Steele wrote The Tender Husband (1705) with contributions from Addison, and later that year wrote the prologue to The Mistake, by John Vanbrugh, also an important member of the Kit-Kat Club.
In 1706 Steele was appointed to a position in the household of Prince George of Denmark, consort of Anne, Queen of Great Britain. He also gained the favour of Robert Harley, Earl of Oxford.
The Tatler, Steele's first public journal, first came out on 12 April 1709, and appeared three times a week: on Tuesdays, Thursdays, and Saturdays. Steele edited this periodical under the pseudonym Isaac Bickerstaff and gave the Bickerstaff character an entire, fully developed personality. "Bickerstaff's" best Tatler columns were published by Steele as the book Isaac Bickerstaff, Physician and Astrologer later that year .

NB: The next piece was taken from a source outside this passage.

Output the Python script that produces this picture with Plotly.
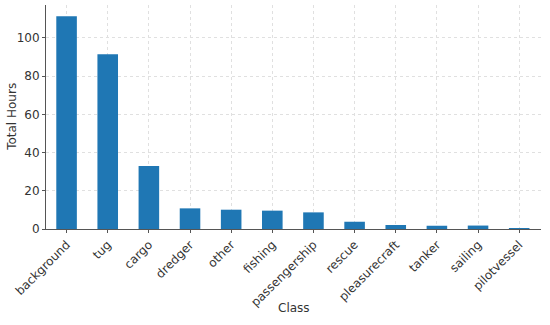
import plotly.graph_objects as go

classes = ["background", "tug", "cargo", "dredger", "other", "fishing",
           "passengership", "rescue", "pleasurecraft", "tanker", "sailing", "pilotvessel"]
hours = [111.3, 91.4, 33.0, 10.8, 10.1, 9.6, 8.7, 3.8, 2.1, 1.7, 1.8, 0.5]

fig = go.Figure(go.Bar(
    x=classes, y=hours, width=0.5,
    marker=dict(color="#1f77b4", line=dict(width=0)),
))

font = dict(family="DejaVu Sans", size=12, color="#333333")
fig.update_layout(
    width=550, height=325,
    margin=dict(l=46, r=9, t=5, b=96),
    paper_bgcolor="white", plot_bgcolor="white",
    font=font, showlegend=False,
    annotations=[
        dict(text="Class", xref="paper", yref="paper", x=0.5, y=-0.353,
             xanchor="center", yanchor="middle", showarrow=False,
             font=dict(size=12, color="#333333")),
        dict(text="Total Hours", xref="paper", yref="paper", x=-0.069, y=0.5,
             xanchor="center", yanchor="middle", showarrow=False, textangle=-90,
             font=dict(size=12, color="#333333")),
    ],
)
fig.update_xaxes(
    tickangle=-45, range=[-0.5, 11.53], automargin=False,
    showline=True, linecolor="#555555", linewidth=1,
    ticks="outside", ticklen=3, tickcolor="#555555",
    showgrid=True, gridcolor="#e0e0e0", griddash="dot", gridwidth=1,
)
fig.update_yaxes(
    range=[0, 117.2], tickvals=[0, 20, 40, 60, 80, 100], automargin=False,
    showline=True, linecolor="#555555", linewidth=1,
    ticks="outside", ticklen=3, tickcolor="#555555",
    showgrid=True, gridcolor="#e0e0e0", griddash="dot", gridwidth=1,
    zeroline=False,
)
fig.write_html("out.html", config={"displayModeBar": False},
               post_script="document.body.style.margin='0';")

Steele described his motive in writing The Tatler as "to expose the false arts of life, to pull off the disguises of cunning, vanity, and affectation, and to recommend a general simplicity in our dress, our discourse, and our behaviour". Steele founded the magazine, and although he and Addison collaborated, Steele wrote the majority of the essays; Steele wrote roughly 188 of the 271 total and Addison 42, with 36 representing the pair's collaborative works. While Addison contributed to The Tatler, it is widely regarded as Steele's work.
The Tatler was closed down in early 1711 to avoid the complications of running a Whig publication that had come under Tory attack. Addison and Steele then founded The Spectator in 1711 and also The Guardian in 1713.
Steele had an illegitimate child, Elizabeth Ousley, whom he later adopted.
He wrote a preface to Addison's 1716 comedy play The Drummer.
His wife Mary died in 1718, at a time when she was considering separation. Their daughter, Elizabeth (Steele's only surviving legitimate child), married John Trevor, 3rd Baron Trevor.
Steele ended his parliamentary career in March 1722.
While at Drury Lane, Steele wrote and directed the sentimental comedy The Conscious Lovers, which was an immediate hit on stage in November 1722.